-- Input material --
..........
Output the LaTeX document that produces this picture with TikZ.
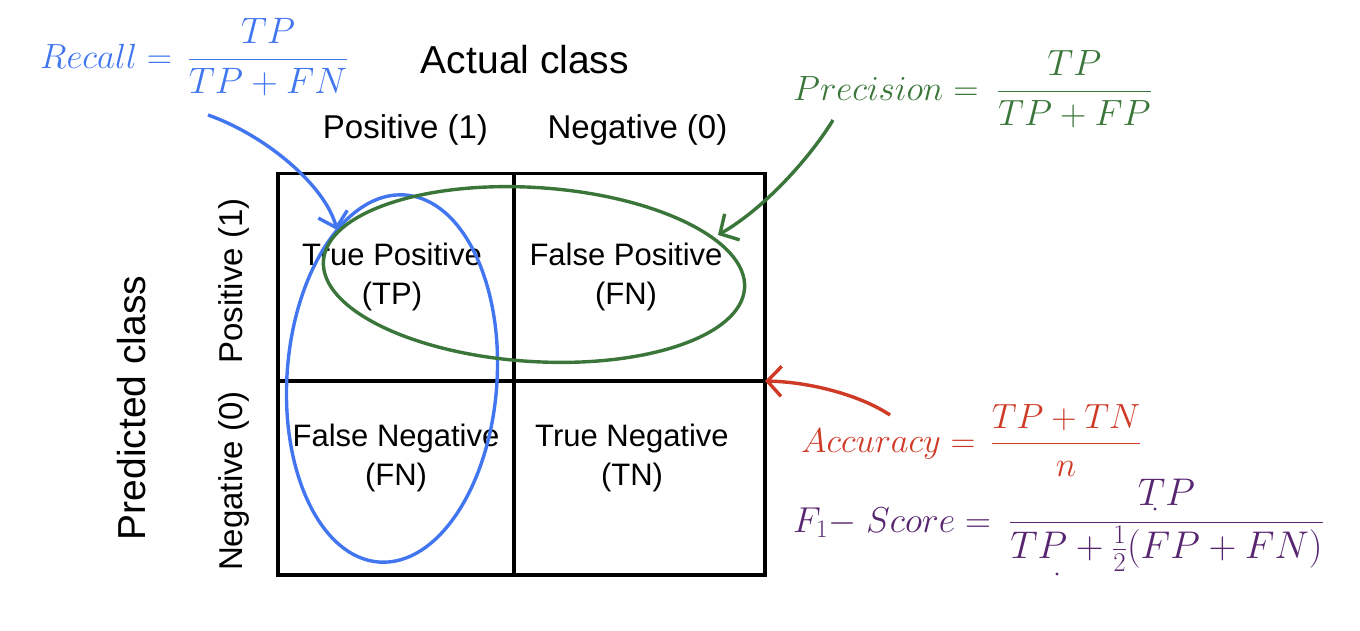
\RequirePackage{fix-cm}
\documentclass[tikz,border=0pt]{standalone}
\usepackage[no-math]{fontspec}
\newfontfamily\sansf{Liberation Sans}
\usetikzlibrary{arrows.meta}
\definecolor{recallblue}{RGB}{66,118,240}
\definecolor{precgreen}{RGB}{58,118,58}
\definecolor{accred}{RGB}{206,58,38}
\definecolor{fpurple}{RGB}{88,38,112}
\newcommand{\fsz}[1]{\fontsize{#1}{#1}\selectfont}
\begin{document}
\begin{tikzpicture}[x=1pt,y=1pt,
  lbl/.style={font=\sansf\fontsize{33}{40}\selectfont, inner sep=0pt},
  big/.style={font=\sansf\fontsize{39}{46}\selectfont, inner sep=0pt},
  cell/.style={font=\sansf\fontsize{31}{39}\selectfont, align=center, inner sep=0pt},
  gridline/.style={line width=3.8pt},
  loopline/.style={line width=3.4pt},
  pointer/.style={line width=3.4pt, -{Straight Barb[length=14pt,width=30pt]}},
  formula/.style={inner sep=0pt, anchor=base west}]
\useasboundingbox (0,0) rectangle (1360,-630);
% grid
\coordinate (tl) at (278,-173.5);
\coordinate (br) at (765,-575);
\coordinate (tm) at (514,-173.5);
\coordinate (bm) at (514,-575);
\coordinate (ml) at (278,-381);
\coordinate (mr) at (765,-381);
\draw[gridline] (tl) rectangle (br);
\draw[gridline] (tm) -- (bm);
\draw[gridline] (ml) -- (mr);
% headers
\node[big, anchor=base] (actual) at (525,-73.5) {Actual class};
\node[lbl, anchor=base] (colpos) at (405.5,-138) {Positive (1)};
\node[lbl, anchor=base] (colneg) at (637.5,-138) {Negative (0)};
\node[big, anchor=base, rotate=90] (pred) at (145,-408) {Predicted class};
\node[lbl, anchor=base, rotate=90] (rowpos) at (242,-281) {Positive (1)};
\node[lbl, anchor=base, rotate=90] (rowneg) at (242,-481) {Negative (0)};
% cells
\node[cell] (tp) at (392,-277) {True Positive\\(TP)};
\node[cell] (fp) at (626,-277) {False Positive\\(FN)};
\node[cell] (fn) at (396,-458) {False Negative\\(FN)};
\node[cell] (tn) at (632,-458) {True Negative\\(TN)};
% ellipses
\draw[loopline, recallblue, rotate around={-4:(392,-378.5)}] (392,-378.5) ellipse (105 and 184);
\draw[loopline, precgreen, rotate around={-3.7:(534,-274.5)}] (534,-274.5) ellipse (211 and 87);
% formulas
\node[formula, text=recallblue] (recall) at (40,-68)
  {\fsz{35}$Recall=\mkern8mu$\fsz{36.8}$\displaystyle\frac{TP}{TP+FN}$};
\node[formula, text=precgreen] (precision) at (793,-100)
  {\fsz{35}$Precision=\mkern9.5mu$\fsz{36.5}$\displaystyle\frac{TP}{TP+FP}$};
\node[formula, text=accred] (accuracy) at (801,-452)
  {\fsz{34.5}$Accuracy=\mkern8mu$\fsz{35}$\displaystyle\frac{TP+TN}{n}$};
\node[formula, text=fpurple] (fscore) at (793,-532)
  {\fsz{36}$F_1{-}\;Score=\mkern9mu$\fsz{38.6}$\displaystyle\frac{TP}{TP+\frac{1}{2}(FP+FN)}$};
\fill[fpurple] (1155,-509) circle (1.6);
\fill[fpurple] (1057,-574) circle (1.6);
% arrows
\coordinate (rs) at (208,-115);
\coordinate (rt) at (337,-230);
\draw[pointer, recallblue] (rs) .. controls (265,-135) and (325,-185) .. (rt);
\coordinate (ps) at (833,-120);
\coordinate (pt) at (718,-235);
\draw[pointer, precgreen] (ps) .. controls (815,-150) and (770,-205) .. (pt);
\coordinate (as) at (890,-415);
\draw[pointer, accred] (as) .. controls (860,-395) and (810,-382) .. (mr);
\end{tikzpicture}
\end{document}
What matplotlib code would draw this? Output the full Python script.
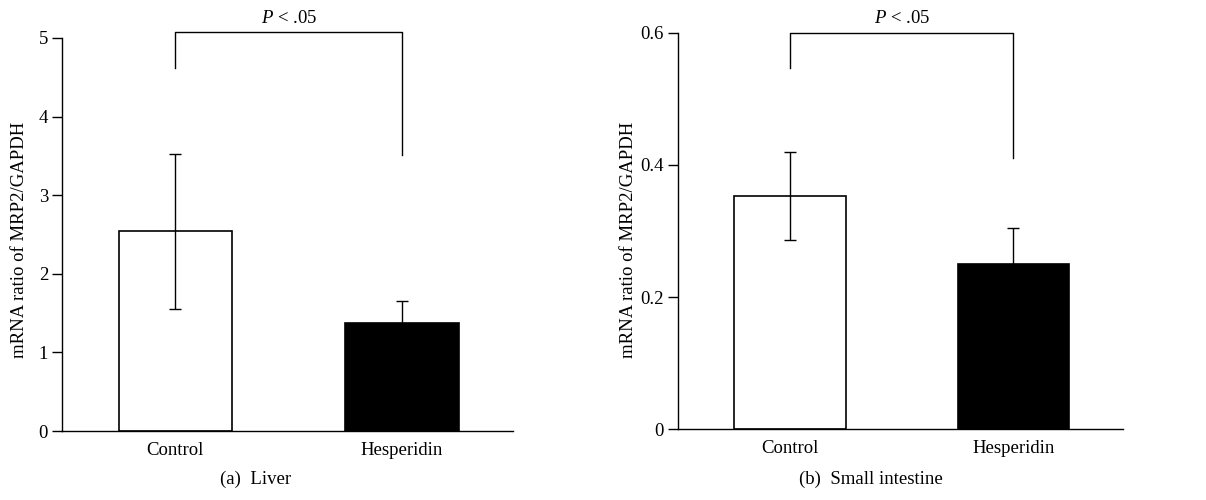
..........
-- Stated goal --
In the records above, locate every line with the string "Output" and copy it.

-- Reply --
Output the LaTeX document that produces this picture with TikZ.
What matplotlib code would draw this? Output the full Python script.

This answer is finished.